» **Written request**
Faithfully return all lines, omitting every embedded picture.
-- START Dataset extract --
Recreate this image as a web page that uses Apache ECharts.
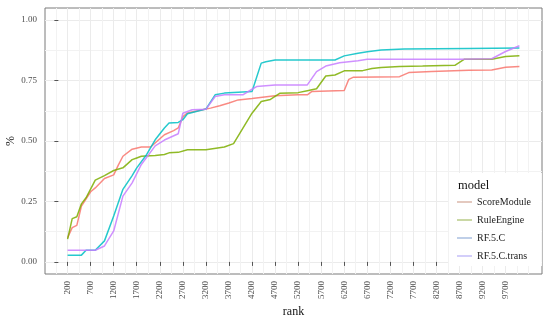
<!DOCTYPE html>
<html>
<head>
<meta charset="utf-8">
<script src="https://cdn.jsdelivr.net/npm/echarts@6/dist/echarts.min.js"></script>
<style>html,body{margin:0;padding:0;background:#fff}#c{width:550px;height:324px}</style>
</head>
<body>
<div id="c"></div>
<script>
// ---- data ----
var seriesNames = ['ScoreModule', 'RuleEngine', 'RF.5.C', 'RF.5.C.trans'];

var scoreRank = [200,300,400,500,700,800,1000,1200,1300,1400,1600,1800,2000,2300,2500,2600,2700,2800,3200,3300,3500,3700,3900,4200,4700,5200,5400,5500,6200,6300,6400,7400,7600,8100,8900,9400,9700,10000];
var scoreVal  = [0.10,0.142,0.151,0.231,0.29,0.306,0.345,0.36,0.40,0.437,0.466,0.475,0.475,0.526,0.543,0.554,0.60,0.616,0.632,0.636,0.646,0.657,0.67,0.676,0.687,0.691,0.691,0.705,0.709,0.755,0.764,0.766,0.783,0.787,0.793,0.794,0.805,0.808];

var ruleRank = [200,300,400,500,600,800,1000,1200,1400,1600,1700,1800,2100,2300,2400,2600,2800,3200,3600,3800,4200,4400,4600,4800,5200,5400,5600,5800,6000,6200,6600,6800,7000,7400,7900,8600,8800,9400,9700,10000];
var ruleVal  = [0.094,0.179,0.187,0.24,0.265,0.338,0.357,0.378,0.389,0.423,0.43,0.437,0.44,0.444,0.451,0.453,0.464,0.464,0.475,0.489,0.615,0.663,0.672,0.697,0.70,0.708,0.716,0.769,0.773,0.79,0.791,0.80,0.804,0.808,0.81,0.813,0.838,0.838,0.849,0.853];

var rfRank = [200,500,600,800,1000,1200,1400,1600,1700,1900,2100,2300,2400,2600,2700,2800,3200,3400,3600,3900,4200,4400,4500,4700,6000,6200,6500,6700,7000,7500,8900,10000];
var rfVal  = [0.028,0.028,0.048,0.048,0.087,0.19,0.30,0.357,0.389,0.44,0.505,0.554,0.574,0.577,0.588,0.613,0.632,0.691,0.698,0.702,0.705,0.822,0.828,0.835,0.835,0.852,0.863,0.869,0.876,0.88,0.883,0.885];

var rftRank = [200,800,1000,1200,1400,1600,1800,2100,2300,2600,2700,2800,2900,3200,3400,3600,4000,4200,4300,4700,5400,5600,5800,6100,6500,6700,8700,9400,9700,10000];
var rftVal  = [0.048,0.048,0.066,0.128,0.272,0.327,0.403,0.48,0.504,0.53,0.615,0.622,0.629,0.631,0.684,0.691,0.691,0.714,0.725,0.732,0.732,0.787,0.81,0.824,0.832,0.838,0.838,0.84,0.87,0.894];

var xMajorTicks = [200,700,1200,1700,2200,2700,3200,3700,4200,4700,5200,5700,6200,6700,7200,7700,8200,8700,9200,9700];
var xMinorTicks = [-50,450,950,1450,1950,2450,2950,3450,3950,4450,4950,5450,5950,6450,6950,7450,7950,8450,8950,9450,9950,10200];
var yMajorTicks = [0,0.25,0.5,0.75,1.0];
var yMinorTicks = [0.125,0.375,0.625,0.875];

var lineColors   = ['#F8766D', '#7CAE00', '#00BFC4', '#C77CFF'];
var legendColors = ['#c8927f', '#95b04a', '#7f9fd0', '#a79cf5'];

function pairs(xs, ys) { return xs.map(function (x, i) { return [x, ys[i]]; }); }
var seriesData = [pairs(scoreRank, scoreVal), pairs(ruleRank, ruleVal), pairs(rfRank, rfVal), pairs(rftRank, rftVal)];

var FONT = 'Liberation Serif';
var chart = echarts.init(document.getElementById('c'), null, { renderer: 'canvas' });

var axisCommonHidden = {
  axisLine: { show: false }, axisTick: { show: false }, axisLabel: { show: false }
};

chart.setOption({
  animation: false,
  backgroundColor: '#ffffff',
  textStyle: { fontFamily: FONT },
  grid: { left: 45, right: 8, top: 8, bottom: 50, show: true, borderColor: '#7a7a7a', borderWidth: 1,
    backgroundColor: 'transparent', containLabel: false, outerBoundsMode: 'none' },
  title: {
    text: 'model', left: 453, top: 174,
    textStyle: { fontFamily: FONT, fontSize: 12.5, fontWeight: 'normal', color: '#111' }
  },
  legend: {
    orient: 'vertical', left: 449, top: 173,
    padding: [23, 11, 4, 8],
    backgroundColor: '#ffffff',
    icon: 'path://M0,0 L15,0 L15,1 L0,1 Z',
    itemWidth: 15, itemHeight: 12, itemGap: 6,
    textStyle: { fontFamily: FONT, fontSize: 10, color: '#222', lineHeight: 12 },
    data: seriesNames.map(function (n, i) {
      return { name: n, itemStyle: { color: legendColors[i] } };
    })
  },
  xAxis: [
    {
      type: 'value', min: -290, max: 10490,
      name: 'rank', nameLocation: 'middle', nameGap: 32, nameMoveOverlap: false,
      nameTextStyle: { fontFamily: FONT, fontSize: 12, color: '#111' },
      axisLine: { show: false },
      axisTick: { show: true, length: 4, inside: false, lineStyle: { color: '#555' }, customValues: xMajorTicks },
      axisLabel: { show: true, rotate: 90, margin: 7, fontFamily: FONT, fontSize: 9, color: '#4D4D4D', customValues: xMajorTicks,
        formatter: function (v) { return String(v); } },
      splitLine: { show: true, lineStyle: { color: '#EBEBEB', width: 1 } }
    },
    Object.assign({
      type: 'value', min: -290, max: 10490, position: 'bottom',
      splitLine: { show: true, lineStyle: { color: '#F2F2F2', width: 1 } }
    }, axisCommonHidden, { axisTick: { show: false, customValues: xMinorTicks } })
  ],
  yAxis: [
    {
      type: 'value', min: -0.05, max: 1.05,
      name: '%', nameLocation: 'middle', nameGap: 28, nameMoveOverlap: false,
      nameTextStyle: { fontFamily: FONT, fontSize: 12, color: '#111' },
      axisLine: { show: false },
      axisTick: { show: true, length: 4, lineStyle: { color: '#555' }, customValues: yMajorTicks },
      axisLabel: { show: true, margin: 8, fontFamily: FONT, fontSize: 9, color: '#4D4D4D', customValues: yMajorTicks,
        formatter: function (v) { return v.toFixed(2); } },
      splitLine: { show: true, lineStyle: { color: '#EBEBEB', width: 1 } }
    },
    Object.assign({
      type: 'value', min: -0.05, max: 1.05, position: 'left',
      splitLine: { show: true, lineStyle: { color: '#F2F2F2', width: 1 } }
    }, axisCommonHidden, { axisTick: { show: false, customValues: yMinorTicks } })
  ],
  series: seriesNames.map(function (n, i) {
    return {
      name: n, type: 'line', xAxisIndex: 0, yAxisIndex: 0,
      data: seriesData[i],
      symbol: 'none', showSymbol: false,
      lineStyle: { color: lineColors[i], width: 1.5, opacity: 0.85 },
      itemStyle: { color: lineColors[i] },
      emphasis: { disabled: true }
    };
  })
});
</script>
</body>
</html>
-- END Dataset extract --
» **Exercise answer**
Recreate this image as a web page that uses Apache ECharts.
<!DOCTYPE html>
<html>
<head>
<meta charset="utf-8">
<script src="https://cdn.jsdelivr.net/npm/echarts@6/dist/echarts.min.js"></script>
<style>html,body{margin:0;padding:0;background:#fff}#c{width:550px;height:324px}</style>
</head>
<body>
<div id="c"></div>
<script>
// ---- data ----
var seriesNames = ['ScoreModule', 'RuleEngine', 'RF.5.C', 'RF.5.C.trans'];

var scoreRank = [200,300,400,500,700,800,1000,1200,1300,1400,1600,1800,2000,2300,2500,2600,2700,2800,3200,3300,3500,3700,3900,4200,4700,5200,5400,5500,6200,6300,6400,7400,7600,8100,8900,9400,9700,10000];
var scoreVal  = [0.10,0.142,0.151,0.231,0.29,0.306,0.345,0.36,0.40,0.437,0.466,0.475,0.475,0.526,0.543,0.554,0.60,0.616,0.632,0.636,0.646,0.657,0.67,0.676,0.687,0.691,0.691,0.705,0.709,0.755,0.764,0.766,0.783,0.787,0.793,0.794,0.805,0.808];

var ruleRank = [200,300,400,500,600,800,1000,1200,1400,1600,1700,1800,2100,2300,2400,2600,2800,3200,3600,3800,4200,4400,4600,4800,5200,5400,5600,5800,6000,6200,6600,6800,7000,7400,7900,8600,8800,9400,9700,10000];
var ruleVal  = [0.094,0.179,0.187,0.24,0.265,0.338,0.357,0.378,0.389,0.423,0.43,0.437,0.44,0.444,0.451,0.453,0.464,0.464,0.475,0.489,0.615,0.663,0.672,0.697,0.70,0.708,0.716,0.769,0.773,0.79,0.791,0.80,0.804,0.808,0.81,0.813,0.838,0.838,0.849,0.853];

var rfRank = [200,500,600,800,1000,1200,1400,1600,1700,1900,2100,2300,2400,2600,2700,2800,3200,3400,3600,3900,4200,4400,4500,4700,6000,6200,6500,6700,7000,7500,8900,10000];
var rfVal  = [0.028,0.028,0.048,0.048,0.087,0.19,0.30,0.357,0.389,0.44,0.505,0.554,0.574,0.577,0.588,0.613,0.632,0.691,0.698,0.702,0.705,0.822,0.828,0.835,0.835,0.852,0.863,0.869,0.876,0.88,0.883,0.885];

var rftRank = [200,800,1000,1200,1400,1600,1800,2100,2300,2600,2700,2800,2900,3200,3400,3600,4000,4200,4300,4700,5400,5600,5800,6100,6500,6700,8700,9400,9700,10000];
var rftVal  = [0.048,0.048,0.066,0.128,0.272,0.327,0.403,0.48,0.504,0.53,0.615,0.622,0.629,0.631,0.684,0.691,0.691,0.714,0.725,0.732,0.732,0.787,0.81,0.824,0.832,0.838,0.838,0.84,0.87,0.894];

var xMajorTicks = [200,700,1200,1700,2200,2700,3200,3700,4200,4700,5200,5700,6200,6700,7200,7700,8200,8700,9200,9700];
var xMinorTicks = [-50,450,950,1450,1950,2450,2950,3450,3950,4450,4950,5450,5950,6450,6950,7450,7950,8450,8950,9450,9950,10200];
var yMajorTicks = [0,0.25,0.5,0.75,1.0];
var yMinorTicks = [0.125,0.375,0.625,0.875];

var lineColors   = ['#F8766D', '#7CAE00', '#00BFC4', '#C77CFF'];
var legendColors = ['#c8927f', '#95b04a', '#7f9fd0', '#a79cf5'];

function pairs(xs, ys) { return xs.map(function (x, i) { return [x, ys[i]]; }); }
var seriesData = [pairs(scoreRank, scoreVal), pairs(ruleRank, ruleVal), pairs(rfRank, rfVal), pairs(rftRank, rftVal)];

var FONT = 'Liberation Serif';
var chart = echarts.init(document.getElementById('c'), null, { renderer: 'canvas' });

var axisCommonHidden = {
  axisLine: { show: false }, axisTick: { show: false }, axisLabel: { show: false }
};

chart.setOption({
  animation: false,
  backgroundColor: '#ffffff',
  textStyle: { fontFamily: FONT },
  grid: { left: 45, right: 8, top: 8, bottom: 50, show: true, borderColor: '#7a7a7a', borderWidth: 1,
    backgroundColor: 'transparent', containLabel: false, outerBoundsMode: 'none' },
  title: {
    text: 'model', left: 453, top: 174,
    textStyle: { fontFamily: FONT, fontSize: 12.5, fontWeight: 'normal', color: '#111' }
  },
  legend: {
    orient: 'vertical', left: 449, top: 173,
    padding: [23, 11, 4, 8],
    backgroundColor: '#ffffff',
    icon: 'path://M0,0 L15,0 L15,1 L0,1 Z',
    itemWidth: 15, itemHeight: 12, itemGap: 6,
    textStyle: { fontFamily: FONT, fontSize: 10, color: '#222', lineHeight: 12 },
    data: seriesNames.map(function (n, i) {
      return { name: n, itemStyle: { color: legendColors[i] } };
    })
  },
  xAxis: [
    {
      type: 'value', min: -290, max: 10490,
      name: 'rank', nameLocation: 'middle', nameGap: 32, nameMoveOverlap: false,
      nameTextStyle: { fontFamily: FONT, fontSize: 12, color: '#111' },
      axisLine: { show: false },
      axisTick: { show: true, length: 4, inside: false, lineStyle: { color: '#555' }, customValues: xMajorTicks },
      axisLabel: { show: true, rotate: 90, margin: 7, fontFamily: FONT, fontSize: 9, color: '#4D4D4D', customValues: xMajorTicks,
        formatter: function (v) { return String(v); } },
      splitLine: { show: true, lineStyle: { color: '#EBEBEB', width: 1 } }
    },
    Object.assign({
      type: 'value', min: -290, max: 10490, position: 'bottom',
      splitLine: { show: true, lineStyle: { color: '#F2F2F2', width: 1 } }
    }, axisCommonHidden, { axisTick: { show: false, customValues: xMinorTicks } })
  ],
  yAxis: [
    {
      type: 'value', min: -0.05, max: 1.05,
      name: '%', nameLocation: 'middle', nameGap: 28, nameMoveOverlap: false,
      nameTextStyle: { fontFamily: FONT, fontSize: 12, color: '#111' },
      axisLine: { show: false },
      axisTick: { show: true, length: 4, lineStyle: { color: '#555' }, customValues: yMajorTicks },
      axisLabel: { show: true, margin: 8, fontFamily: FONT, fontSize: 9, color: '#4D4D4D', customValues: yMajorTicks,
        formatter: function (v) { return v.toFixed(2); } },
      splitLine: { show: true, lineStyle: { color: '#EBEBEB', width: 1 } }
    },
    Object.assign({
      type: 'value', min: -0.05, max: 1.05, position: 'left',
      splitLine: { show: true, lineStyle: { color: '#F2F2F2', width: 1 } }
    }, axisCommonHidden, { axisTick: { show: false, customValues: yMinorTicks } })
  ],
  series: seriesNames.map(function (n, i) {
    return {
      name: n, type: 'line', xAxisIndex: 0, yAxisIndex: 0,
      data: seriesData[i],
      symbol: 'none', showSymbol: false,
      lineStyle: { color: lineColors[i], width: 1.5, opacity: 0.85 },
      itemStyle: { color: lineColors[i] },
      emphasis: { disabled: true }
    };
  })
});
</script>
</body>
</html>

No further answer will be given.